Ultimately, what gives them their value is, again, like market actors with fiat, a determination on the part of market actors to speculate using a series of four factors on something's worth. If the world were to end tomorrow and we lived in some Mad Max apocalyptic wasteland, would paper money really be worth anything? Or would water, food, fuel, and other factors of survival suddenly increase in value? Something's value is often either a product of the time we live in, or based on a legal perception that the money you use to purchase goods and services has a perceived value in the minds of citizens or the government that (hopefully) represents them.

Cryptocurrencies ultimately spawned in the wake of the 2008 financial crisis as a means of putting ordinary people in control of a form of digital fiat where they can control the means of production, they can control the boundaries and difficulty of acquisition, they can control what features differentiate it from others, and they can control what it is ultimately used for.

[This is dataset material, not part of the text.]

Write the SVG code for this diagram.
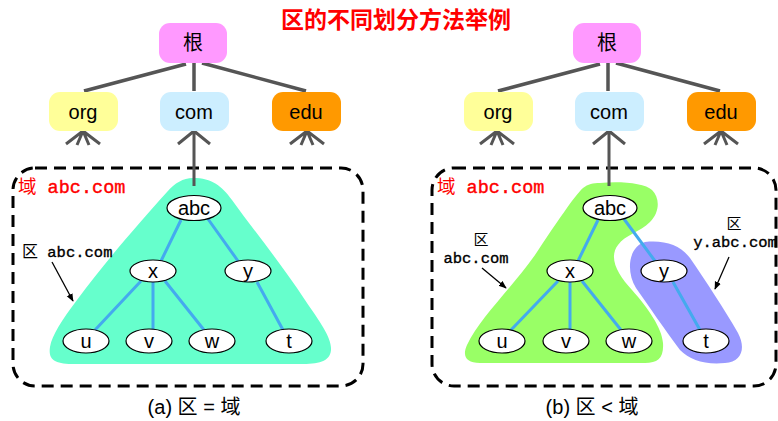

It could be argued that the factors that govern its worth: supply, acquisition, differentiation, and utilization are simply nothing but speculation, especially at the moment, and perhaps they would be correct in saying so. But it is speculation on a forward-thinking time scale as these four factors continue to be better realized through the introduction of new cryptocurrencies.

Perhaps in the near future, questions over the definition of their worth will change to a valuation of what they are actually worth.